The next topic we discussed in class was precision and how precise or ambiguous to be in certain tasks. I found it very interesting how to successfully communicate with anyone we have to be the right amount of precise or ambiguous. For instance when we communicate to other humans we should be as precise as needed but when we communicate to a computer or when a computer communicates with us a high level of precision is needed.

Then we continued onto analyzing statements classifying elements of sets. Initially I found this a bit challenging as I could no picture the elements and the sets that a particular statement would refer to. But then when we were shown how ti show these elements in sets in the form of a Venn diagram, I found it a lot easier to picture the situations. The Venn diagrams helped me again when we started falsifying or verifying quantified claims as I could now easily picture what cases would have to occur for a statement to be true of false. Then i was also able identify what programs could analyze the quantified claims and also what input parameters to pass into the program to analyze the claims.

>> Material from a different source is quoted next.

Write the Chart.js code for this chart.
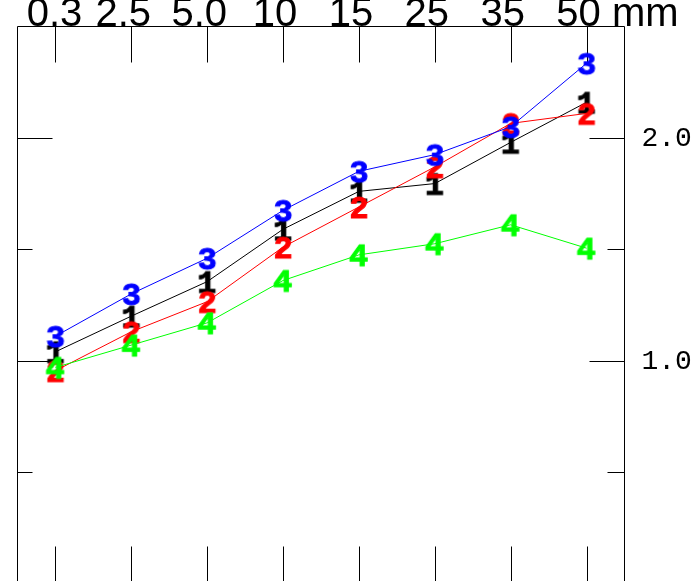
<!DOCTYPE html>
<html>
<head>
<meta charset="utf-8">
<script src="https://cdn.jsdelivr.net/npm/chart.js@4.4.1/dist/chart.umd.min.js"></script>
<style>
  html, body { margin: 0; padding: 0; background: #fff; overflow: hidden; width: 695px; height: 581px; }
  #wrap { width: 695px; height: 600px; }
</style>
</head>
<body>
<div id="wrap"><canvas id="c" width="695" height="600"></canvas></div>
<script>
// Sieve sizes along the top axis
const categories = ['0.3', '2.5', '5.0', '10', '15', '25', '35', '50'];
const unitLabel = 'mm';

// Curves 1..4
const series1 = [1.04, 1.20, 1.355, 1.59, 1.76, 1.795, 1.98, 2.16];
const series2 = [0.955, 1.13, 1.265, 1.51, 1.69, 1.87, 2.065, 2.11];
const series3 = [1.11, 1.30, 1.46, 1.675, 1.85, 1.925, 2.05, 2.335];
const series4 = [0.97, 1.07, 1.17, 1.36, 1.475, 1.525, 1.61, 1.505];

const seriesNames = ['1', '2', '3', '4'];
const seriesColors = ['#000000', '#ff0000', '#0000ff', '#00ff00'];

// Y axis ticks
const yMin = 0, yMax = 2.5;
const yMinorTicks = [0.5, 1.5];
const yMajorTicks = [1.0, 2.0];
const yMajorLabels = ['1.0', '2.0'];

// Digit glyph used as the point marker of each curve, centred on its ink box
function glyph(ch, color) {
  const cv = document.createElement('canvas');
  cv.width = 40; cv.height = 40;
  const g = cv.getContext('2d');
  g.font = 'bold 32px "Liberation Mono", "DejaVu Sans Mono", monospace';
  g.fillStyle = color;
  g.strokeStyle = color;
  g.lineWidth = 1;
  g.textAlign = 'left';
  g.textBaseline = 'alphabetic';
  const m = g.measureText(ch);
  const w = m.actualBoundingBoxRight + m.actualBoundingBoxLeft;
  const h = m.actualBoundingBoxAscent + m.actualBoundingBoxDescent;
  const x = 20 - w / 2 + m.actualBoundingBoxLeft;
  const y = 20 + h / 2 - m.actualBoundingBoxDescent;
  g.fillText(ch, x, y);
  g.strokeText(ch, x, y);
  return cv;
}

const allSeries = [series1, series2, series3, series4];
const datasets = allSeries.map((vals, i) => ({
  label: seriesNames[i],
  data: vals,
  borderColor: seriesColors[i],
  backgroundColor: seriesColors[i],
  borderWidth: 1,
  tension: 0,
  fill: false,
  pointStyle: glyph(seriesNames[i], seriesColors[i]),
  pointRadius: 10,
  pointHoverRadius: 10,
  clip: false,
  order: allSeries.length - 1 - i
}));

// Frame, inward ticks and axis labels
const framePlugin = {
  id: 'frame',
  beforeDatasetsDraw(chart) {
    const { ctx, chartArea: a, scales } = chart;
    const xs = scales.x, ys = scales.y;
    ctx.save();
    ctx.strokeStyle = '#000';
    ctx.lineWidth = 1;
    ctx.beginPath();
    ctx.rect(a.left, a.top, a.right - a.left, a.bottom - a.top);
    ctx.stroke();

    ctx.beginPath();
    categories.forEach((c, i) => {
      const x = Math.round(xs.getPixelForValue(i)) + 0.5;
      ctx.moveTo(x, a.top); ctx.lineTo(x, a.top + 36);
      ctx.moveTo(x, a.bottom); ctx.lineTo(x, a.bottom - 37);
    });
    yMajorTicks.forEach(v => {
      const y = Math.round(ys.getPixelForValue(v)) + 0.5;
      ctx.moveTo(a.left, y); ctx.lineTo(a.left + 35, y);
      ctx.moveTo(a.right, y); ctx.lineTo(a.right - 35, y);
    });
    yMinorTicks.forEach(v => {
      const y = Math.round(ys.getPixelForValue(v)) + 0.5;
      ctx.moveTo(a.left, y); ctx.lineTo(a.left + 15, y);
      ctx.moveTo(a.right, y); ctx.lineTo(a.right - 17, y);
    });
    ctx.stroke();

    // top category labels
    ctx.fillStyle = '#000';
    ctx.font = '40px "Liberation Sans", Arial, sans-serif';
    ctx.textBaseline = 'alphabetic';
    ctx.textAlign = 'center';
    let lastRight = 0;
    categories.forEach((c, i) => {
      const x = xs.getPixelForValue(i) - (i === 0 ? 1 : 8);
      ctx.fillText(c, x, a.top - 1);
      lastRight = x + ctx.measureText(c).width / 2;
    });
    ctx.textAlign = 'left';
    ctx.fillText(' ' + unitLabel, lastRight, a.top - 1);

    // right value labels
    ctx.font = '28px "Liberation Mono", "Courier New", monospace';
    ctx.textBaseline = 'middle';
    yMajorTicks.forEach((v, i) => {
      ctx.fillText(yMajorLabels[i], a.right + 17, ys.getPixelForValue(v) + 1);
    });
    ctx.restore();
  }
};

new Chart(document.getElementById('c'), {
  type: 'line',
  data: { labels: categories, datasets },
  options: {
    responsive: false,
    animation: false,
    devicePixelRatio: 1,
    layout: { padding: { left: 17.5, right: 70.5, top: 26.5, bottom: 16.5 } },
    plugins: { legend: { display: false }, tooltip: { enabled: false } },
    events: [],
    scales: {
      x: { type: 'category', offset: true, display: false },
      y: { type: 'linear', min: yMin, max: yMax, display: false }
    }
  },
  plugins: [framePlugin]
});
</script>
</body>
</html>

The last topics we went onto were sentences,  statements, implications, and predicates. I understood that sentences are phrases we cannot verify or falsify without further knowledge but statements can be verified or falsified.  In the predicates section we learns that if an element x has a property L then we can write L(x) to express this. When we continued onto implications, I was getting confused on the tricky phrases in identifying the assumption and the consequence. I plan on paying closer attention in class this coming week to get a better understanding of implications. Although I was able to understand the concept of Vacuous truth as even though logically an assumption or consequence is incorrect  if it is not possible to show that they are incorrect, the statement is taken to be true. That is where we ended off for the week.